Reputation: 33
How compact storage works in case of having a table like:
Table Index {
userid
keyword
score
fid
PRIMARY KEY (userid, keyword, score)
}
Do not pay attention on the syntax errors of my table:) let' assume there is one keyword containing 6 fID divided to 3 groups of different scores. How will cassandra store the data in physical layer?
Upvotes: 1
Views: 157
Reputation: 57798
To test this, I created your sample schema (using WITH COMPACT STORAGE
) with the above PRIMARY KEY, and ran these 6 INSERT
s:
INSERT INTO dontnameyourtableindex (userid, keyword, score,fid) VALUES (3,'Star Wars',87,1);
INSERT INTO dontnameyourtableindex (userid, keyword, score,fid) VALUES (3,'Star Wars',87,2);
INSERT INTO dontnameyourtableindex (userid, keyword, score,fid) VALUES (3,'Star Wars',21,3);
INSERT INTO dontnameyourtableindex (userid, keyword, score,fid) VALUES (3,'Star Wars',21,4);
INSERT INTO dontnameyourtableindex (userid, keyword, score,fid) VALUES (3,'Star Wars',44,5);
INSERT INTO dontnameyourtableindex (userid, keyword, score,fid) VALUES (3,'Star Wars',44,6);
Note that due to your PRIMARY KEY definition, I ended-up with these three CQL rows:
userid | keyword | score | fid
--------+--------------+-------+-----
3 | Star Wars | 21 | 4
3 | Star Wars | 44 | 6
3 | Star Wars | 87 | 2
(3 rows)
The thing with Cassandra PRIMARY KEYs is that they are unique. So if you want to ensure uniqueness down to fID, then you should make that it is the last part of the PRIMARY KEY...PRIMARY KEY (userid, keyword, score,fID) That will ensure uniqueness, and still allow you to sort by keyword and score.

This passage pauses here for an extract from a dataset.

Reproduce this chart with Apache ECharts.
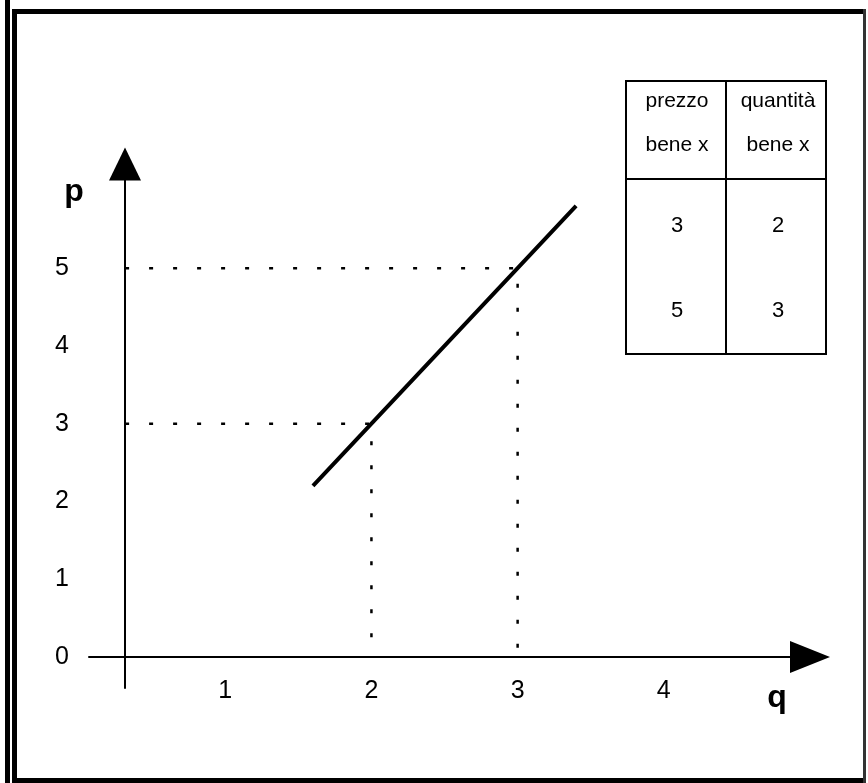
<!DOCTYPE html>
<html>
<head>
<meta charset="utf-8">
<script src="https://cdn.jsdelivr.net/npm/echarts@6/dist/echarts.min.js"></script>
<style>
html, body { margin: 0; padding: 0; background: #fff; }
#main { width: 868px; height: 783px; }
</style>
</head>
<body>
<div id="main"></div>
<script>
// curva di offerta (q, p)
var offerta = [[1.6, 2.2], [2, 3], [3, 5], [3.4, 5.8]];
// etichette degli assi
var ticksQ = [1, 2, 3, 4];
var ticksP = [0, 1, 2, 3, 4, 5];
// tabella
var intestazione = [['prezzo', 'bene x'], ['quantità', 'bene x']];
var prezzi = [3, 5];
var quantita = [2, 3];
// posizione dell'asse p sull'asse q
var qAsseP = 0.315;

(function () {
    var myChart = echarts.init(document.getElementById('main'));
    var font = 'Liberation Sans, Arial, sans-serif';

    // linee tratteggiate di riferimento
    var guide = prezzi.map(function (p, i) {
        return {
            type: 'line',
            data: [[qAsseP, p], [quantita[i], p], [quantita[i], 0]],
            showSymbol: false,
            silent: true,
            z: 1,
            lineStyle: { color: '#000', width: 2.5, type: [4, 20] }
        };
    });

    // tabella come grafica
    var tab = [];
    var tx = 626, ty = 81, tw = 200, th = 273, cx = 726, hy = 179;
    tab.push({ type: 'rect', shape: { x: tx, y: ty, width: tw, height: th }, style: { fill: null, stroke: '#000', lineWidth: 2 } });
    tab.push({ type: 'line', shape: { x1: cx, y1: ty, x2: cx, y2: ty + th }, style: { stroke: '#000', lineWidth: 2 } });
    tab.push({ type: 'line', shape: { x1: tx, y1: hy, x2: tx + tw, y2: hy }, style: { stroke: '#000', lineWidth: 2 } });
    var colX = [677, 778];
    intestazione.forEach(function (righe, c) {
        righe.forEach(function (t, r) {
            tab.push({ type: 'text', x: colX[c], y: 101 + r * 44, style: { text: t, fill: '#000', font: '21px ' + font, align: 'center', verticalAlign: 'middle' } });
        });
    });
    prezzi.forEach(function (p, i) {
        tab.push({ type: 'text', x: colX[0], y: 226 + i * 85, style: { text: String(p), fill: '#000', font: '22px ' + font, align: 'center', verticalAlign: 'middle' } });
        tab.push({ type: 'text', x: colX[1], y: 226 + i * 85, style: { text: String(quantita[i]), fill: '#000', font: '22px ' + font, align: 'center', verticalAlign: 'middle' } });
    });

    // cornice
    var cornice = [
        { type: 'rect', shape: { x: 5, y: 0, width: 5, height: 783 }, style: { fill: '#000' } },
        { type: 'rect', shape: { x: 12, y: 9, width: 854, height: 5 }, style: { fill: '#000' } },
        { type: 'rect', shape: { x: 12, y: 778, width: 854, height: 5 }, style: { fill: '#000' } },
        { type: 'rect', shape: { x: 12, y: 9, width: 5, height: 774 }, style: { fill: '#000' } },
        { type: 'rect', shape: { x: 863, y: 9, width: 3, height: 774 }, style: { fill: '#333' } }
    ];

    var option = {
        backgroundColor: '#fff',
        animation: false,
        grid: { left: 89, right: 58, top: 164, bottom: 95 },
        xAxis: {
            type: 'value',
            min: 0.068,
            max: 5.0,
            splitLine: { show: false },
            axisTick: { show: false },
            axisLine: {
                onZero: true,
                symbol: ['none', 'triangle'],
                symbolSize: [32, 40],
                lineStyle: { color: '#000', width: 2 }
            },
            axisLabel: { customValues: ticksQ, color: '#000', fontSize: 25, fontFamily: font, margin: -9 }
        },
        yAxis: {
            type: 'value',
            min: -0.4,
            max: 6.34,
            offset: -36,
            splitLine: { show: false },
            axisTick: { show: false },
            axisLine: {
                show: true,
                onZero: false,
                symbol: ['none', 'triangle'],
                symbolSize: [32, 33],
                lineStyle: { color: '#000', width: 2 }
            },
            axisLabel: { customValues: ticksP, color: '#000', fontSize: 25, fontFamily: font, margin: 56 }
        },
        graphic: cornice.concat(tab).concat([
            { type: 'text', x: 74, y: 192, style: { text: 'p', fill: '#000', font: 'bold 32px ' + font, align: 'center', verticalAlign: 'middle' } },
            { type: 'text', x: 777, y: 698, style: { text: 'q', fill: '#000', font: 'bold 32px ' + font, align: 'center', verticalAlign: 'middle' } }
        ]),
        series: guide.concat([{
            type: 'line',
            data: offerta,
            showSymbol: false,
            silent: true,
            z: 3,
            lineStyle: { color: '#000', width: 4 }
        }])
    };

    myChart.setOption(option);
})();
</script>
</body>
</html>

To view how these are structured at the physical level, I can use the cassandra-cli
(instead of cqlsh):
[aploetz@unknown] use stackoverflow;
Authenticated to keyspace: stackoverflow
[default@stackoverflow] list dontnameyourtableindex ;
Using default limit of 100
Using default cell limit of 100
-------------------
RowKey: 3
=> (name=Star Wars:21, value=4, timestamp=1425307959946184)
=> (name=Star Wars:44, value=6, timestamp=1425307961062608)
=> (name=Star Wars:87, value=2, timestamp=1425307959909671)
Note that the WITH COMPACT STORAGE
keeps the fid
column name from appearing, and instead only shows the values with the corresponding column keys.
Upvotes: 1